Net zero carbon buildings: we have the tools, we just need the will and commitment
Since the loss of our national (UK) targets for zero carbon buildings in 2015, progress in moving the agenda forward has been slow. Save for a few exemplar projects that showcase the possibilities of net zero carbon, the majority hover around either meeting the bare minimum for building regulations, or make diminutive improvements. But that doesn’t look like the status quo for much longer, with the launch of a major new program from UK Green Building Council (UKGBC), who are setting out to fast track the move to buildings that have a net zero carbon impact: the Advancing Net Zero programme.
BAM is one of six program partners, along with a wide range of stakeholder organisations (experts in their field), supporting the first stages of this multi-year program.
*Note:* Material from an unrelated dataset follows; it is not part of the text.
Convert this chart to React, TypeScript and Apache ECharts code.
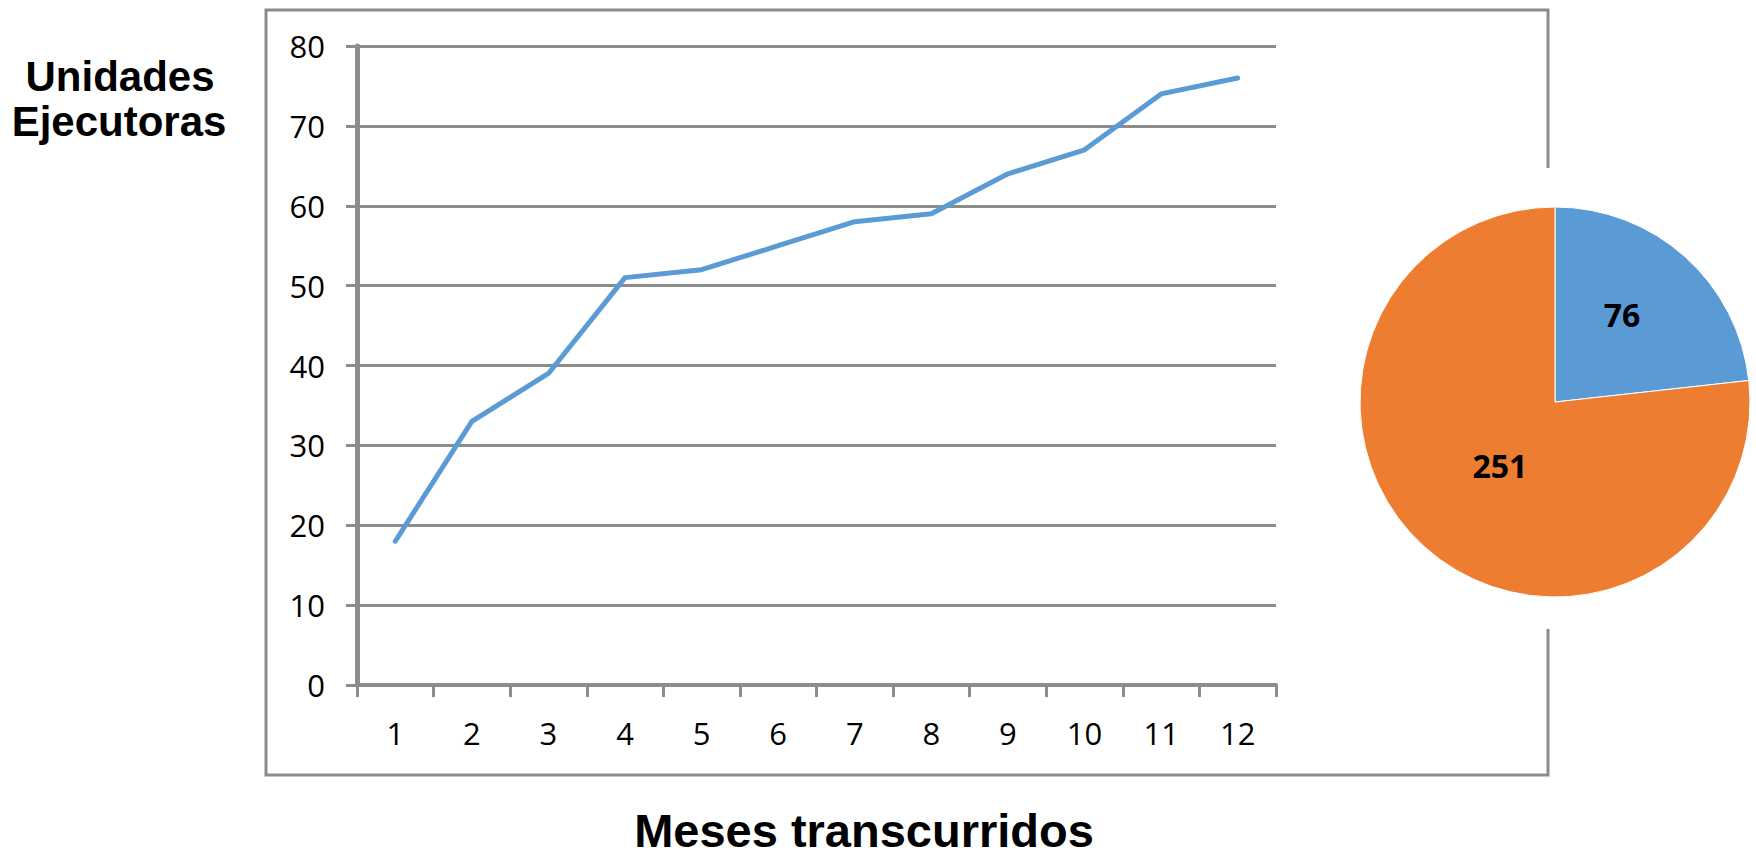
import React, { useEffect, useRef } from "react";
import * as echarts from "echarts";

const meses = ["1", "2", "3", "4", "5", "6", "7", "8", "9", "10", "11", "12"];
const unidadesEjecutoras = [18, 33, 39, 51, 52, 55, 58, 59, 64, 67, 74, 76];
const pieNames = ["Ejecutoras", "Restantes"];
const pieValues = [76, 251];
const yMin = 0;
const yMax = 80;
const yInterval = 10;

const GRAY = "#8c8c8c";
const BLUE = "#5b9bd5";
const ORANGE = "#ed7d31";

export default function App() {
  const ref = useRef<HTMLDivElement | null>(null);

  useEffect(() => {
    if (!ref.current) return;
    const chart = echarts.init(ref.current, undefined, { renderer: "svg" });
    const tickFont = { color: "#000", fontSize: 31, fontFamily: "Open Sans" };
    const option: any = {
      animation: false,
      backgroundColor: "#ffffff",
      grid: { left: 357, right: 480, top: 46, bottom: 173, containLabel: false },
      xAxis: {
        type: "category",
        data: meses,
        boundaryGap: true,
        axisLine: { show: true, lineStyle: { color: GRAY, width: 4 } },
        axisTick: { show: true, length: 12, lineStyle: { color: GRAY, width: 3 } },
        axisLabel: { ...tickFont, margin: 32 },
        splitLine: { show: false },
      },
      yAxis: {
        type: "value",
        min: yMin,
        max: yMax,
        interval: yInterval,
        axisLine: { show: true, lineStyle: { color: GRAY, width: 5 } },
        axisTick: { show: true, length: 11, lineStyle: { color: GRAY, width: 3 } },
        axisLabel: { ...tickFont, margin: 32 },
        splitLine: { show: true, lineStyle: { color: GRAY, width: 3 } },
      },
      series: [
        {
          type: "line",
          data: unidadesEjecutoras,
          symbol: "none",
          lineStyle: { color: BLUE, width: 5, cap: "round", join: "round" },
          itemStyle: { color: BLUE },
          z: 5,
        },
        {
          type: "pie",
          center: [1555, 402],
          radius: 195,
          startAngle: 90,
          clockwise: true,
          labelLine: { show: false },
          itemStyle: { borderColor: "#ffffff", borderWidth: 1 },
          label: {
            show: true,
            position: "inside",
            formatter: "{c}",
            color: "#000",
            fontSize: 32,
            fontWeight: "bold",
            fontFamily: "Open Sans",
          },
          data: [
            { name: pieNames[0], value: pieValues[0], itemStyle: { color: BLUE }, label: { offset: [0, -13] } },
            { name: pieNames[1], value: pieValues[1], itemStyle: { color: ORANGE }, label: { offset: [12, -11] } },
          ],
        },
      ],
      graphic: [
        {
          type: "polyline",
          shape: { points: [[1548, 168], [1548, 10], [266, 10], [266, 775], [1548, 775], [1548, 629]] },
          style: { stroke: GRAY, lineWidth: 3, fill: null },
          z: 0,
        },
        {
          type: "text",
          x: 120,
          y: 76,
          style: {
            text: "Unidades",
            fill: "#000",
            font: "bold 42px 'Liberation Sans', Arial, sans-serif",
            textAlign: "center",
            textVerticalAlign: "middle",
          },
        },
        {
          type: "text",
          x: 119,
          y: 121,
          style: {
            text: "Ejecutoras",
            fill: "#000",
            font: "bold 42px 'Liberation Sans', Arial, sans-serif",
            textAlign: "center",
            textVerticalAlign: "middle",
          },
        },
        {
          type: "text",
          x: 864,
          y: 830,
          style: {
            text: "Meses transcurridos",
            fill: "#000",
            font: "bold 47px 'Liberation Sans', Arial, sans-serif",
            textAlign: "center",
            textVerticalAlign: "middle",
          },
        },
      ],
    };
    chart.setOption(option);
    return () => chart.dispose();
  }, []);

  return (
    <div
      ref={ref}
      style={{ position: "fixed", left: 0, top: 0, width: 1756, height: 858, background: "#fff" }}
    />
  );
}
Inspired by the World Green Building Council’s Campaign, the program of work endeavours to drive the transition to a net zero carbon built environment in the UK. It will seek to gain consensus around a definition of what a net zero carbon building is and also set targets, provide guidance and gain industry – and eventually government – commitments.
So how can net zero carbon buildings be achieved?
The initial steps – and the program’s chief concern – are to gain a thorough understanding of the energy that buildings use throughout their life-cycle, in doing so ascertaining ways to minimise that consumption as much as possible. This needs to be driven from the earliest stages of projects, with unequivocal objectives running right through from clients to contractors, and the wider supply chain. If we can achieve this, it will make the task of powering and heating these buildings with low or zero carbon energy much easier, although still challenging.
The program will also look to address the wider (whole life) carbon impacts that buildings have, from manufacture and supply of the materials that go into them, to the impact of maintenance and refurbishment, and eventual end-of-life. This is important, because even as we drive down energy use and fully utilise renewable energy, we’re still left with a huge pool of carbon impacts. As contractors, designers and clients, we can have a huge influence over these; if we ignore them we won’t achieve the challenging targets necessary to mitigate the impacts of climate change.
Creative solutions will also be needed. For instance, how we might offset the building’s impacts through off site solutions (in the short and medium term, not all types and sizes of buildings could be powered by on-site renewable energy). Options could include the purchasing of certified renewable energy from the grid, or specific projects to develop renewable energy generation or improve energy efficiency elsewhere - as long as it’s a local or regional investment and achieves something that wouldn’t have happened without it.
To address whole life emissions (all the carbon from using a building plus everything else), a good start would be to require all projects to measure whole life impacts – then we can start targeting meaningful improvements.
At BAM, we know that this is the way the industry must go and we will be proactive and work with our peers and our clients to quicken the pace of change. We’ve already seen that net zero carbon buildings are possible. We delivered the first ever zero carbon primary school in Exeter, Montgomery Primary. This was built using the Passivhaus standard to achieve high levels of energy efficiency and onsite renewables were then capable of providing enough power over a year to run the building.
Montgomery School - built to PassivHaus standards in Exeter
In the Netherlands we are actively delivering zero energy homes, which produce as much energy as they need on site (or more) through high levels of energy efficiency and onsite renewable energy systems. This is becoming much more widespread in the Netherlands where they have a clear road map that both business and government are aligned to.
Getting to the point where every project we deliver is net zero carbon seems like an overwhelming challenge. The timescales we have to make this transition are also frightening… to keep to the limits of temperature increases caused by climate change that we need, we need every building to be zero carbon from 2030. But, we know it’s technically possible. We already have the tools, we just need the will and commitment.